The next time that you see a brand get hacked on Twitter, you don’t have to wonder why this keeps happening… when you’re given a choice between securing the place that you live or the place that you work, which would you choose first?


3 thoughts on “A rant: Twitter, your 2-factor Authentication Sucks, or Why #Brands Get Hacked On Twitter

  1. Nice post. I share your frustration and agree that it would be very helpful for Twitter to support TOTP as an option for 2-factor authentication. For companies, it is extremely unhelpful when services only provide two-factor auth via SMS or a single phone number. (Fortunately, in my case, I can just use Twitter’s proprietary two-factor auth since I don’t share access to Twitter with anyone else.)

    I was wondering if you could elaborate on your security concerns regarding Google Voice. In some respects, Google Voice seems more secure than wireless phone companies.
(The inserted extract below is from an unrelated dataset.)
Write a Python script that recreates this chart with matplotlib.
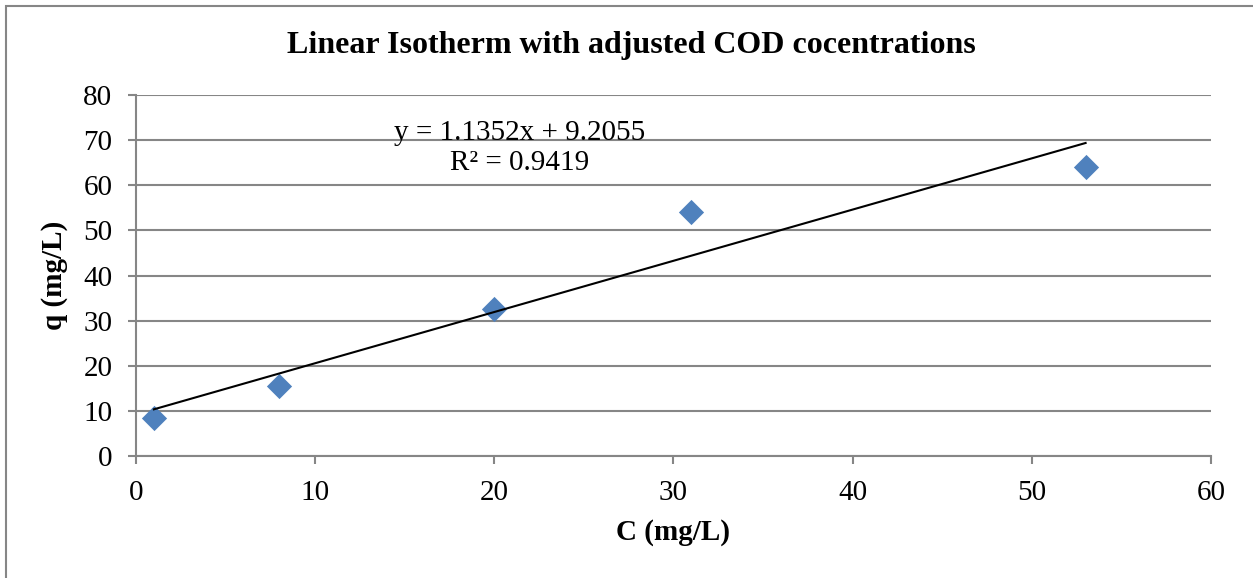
import numpy as np
import matplotlib.pyplot as plt

# concentracoes ajustadas de DQO
c = [1, 8, 20, 31, 53]
q = [8.5, 15.5, 32.5, 54.0, 64.1]

# linha de tendencia (Excel)
inclinacao = 1.1352
intercepto = 9.2055
r2 = 0.9419

plt.rcParams['font.family'] = ['Liberation Serif', 'DejaVu Serif']

fig = plt.figure(figsize=(12.53, 5.78), dpi=100)
ax = fig.add_axes([0.1085, 0.2111, 0.858, 0.6245])

# borda da area do grafico
fig.patches.append(plt.Rectangle((0.005, -0.01), 1.2, 1.0, transform=fig.transFigure,
                                 fill=False, edgecolor='#868686', linewidth=1.5))

ax.scatter(c, q, marker='D', s=165, color='#4F81BD', zorder=3, linewidths=0)

xs = np.array([c[0], c[-1]])
ax.plot(xs, inclinacao * xs + intercepto, color='black', linewidth=1.5, zorder=4)

ax.text(21.4, 71.6, 'y = %.4fx + %.4f' % (inclinacao, intercepto), ha='center', va='center', fontsize=21)
ax.text(21.4, 65.0, 'R² = %.4f' % r2, ha='center', va='center', fontsize=21)

ax.set_xlim(0, 60)
ax.set_ylim(0, 80)
ax.set_xticks(range(0, 61, 10))
ax.set_yticks(range(0, 81, 10))
ax.yaxis.grid(True, color='#868686', linewidth=1.5)
ax.set_axisbelow(True)
for s in ['top', 'right']:
    ax.spines[s].set_visible(False)
for s in ['left', 'bottom']:
    ax.spines[s].set_color('#868686')
    ax.spines[s].set_linewidth(1.5)
ax.tick_params(axis='both', labelsize=21, color='#868686', width=1.5, length=6, direction='out')
ax.tick_params(axis='y', pad=11)
ax.tick_params(axis='x', pad=11)

ax.set_xlabel('C (mg/L)', fontsize=21, fontweight='bold', labelpad=10)
ax.set_ylabel('q (mg/L)', fontsize=21, fontweight='bold', labelpad=11)
fig.text(0.504, 0.922, 'Linear Isotherm with adjusted COD cocentrations', ha='center', va='center',
         fontsize=23, fontweight='bold')

plt.savefig('out.png', dpi=100)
With Google, a user can create an account with solid security (i.e., TOTP two-factor auth and no backdoors to gain entry or password reset by knowing the user’s mother’s maiden name, SSN, credit card number, etc.). Conversely, if a hacker discovered someone’s DOB, SSN, billing address, and credit card number, how many cell phone companies would deny a password reset request. My guess is not many. To me, it seems that using a Google Voice number to receive two-factor codes may not be worse than receiving the codes by SMS to a normal cell phone. You could setup a dedicated Google account with one or more Google Voice numbers for use only to receive two-factor auth codes, and then secure access to that Google account with TOTP two-factor auth. Of course, for security and usability reasons, using an offline TOTP app is preferable to receiving codes via SMS. And this approach would certainly be an annoying work around, but it would be cheaper than having a dedicated dumbphone and would be easier to share access with multiple users.

    I am also curious what your thoughts are on using a third party service that supports TOTP (e.g., Hootsuite: https://help.hootsuite.com/entries/22527304-Manage-Google-Authenticator) to manage Twitter accounts. It’s not ideal, certainly, but that would provide two-factor auth that is multi-user friendly. And the Twitter account could either (1) have a long, random password that nobody uses after the account is connected to Hootsuite, or (2) use Twitter’s two-factor auth via the Twitter app, which nobody would ever need to use except in rare cases when something needs to be done with the account that can’t be done with Hootsuite. (I don’t have any affiliation with Hootsuite–it’s just an example that I am somewhat familiar with.)


  2. Well said Jessy. I have been trying to tighten security for a while and two-step verification is something I use wherever I can. Currently anyone with more Twitter accounts than mobile phones is out of the picture in regards to security.

    I’ve spent the past few hours trying to find a work round. I came to exactly the same potential solutions and to the same conclusions about those solutions as you.

    Twitter are not taking security seriously at all. At one stage they had made a mistake with their user interface that allowed people to use the same phone. However they stopped this it seems.

    Your article cheered me up. At least I’m not alone on this.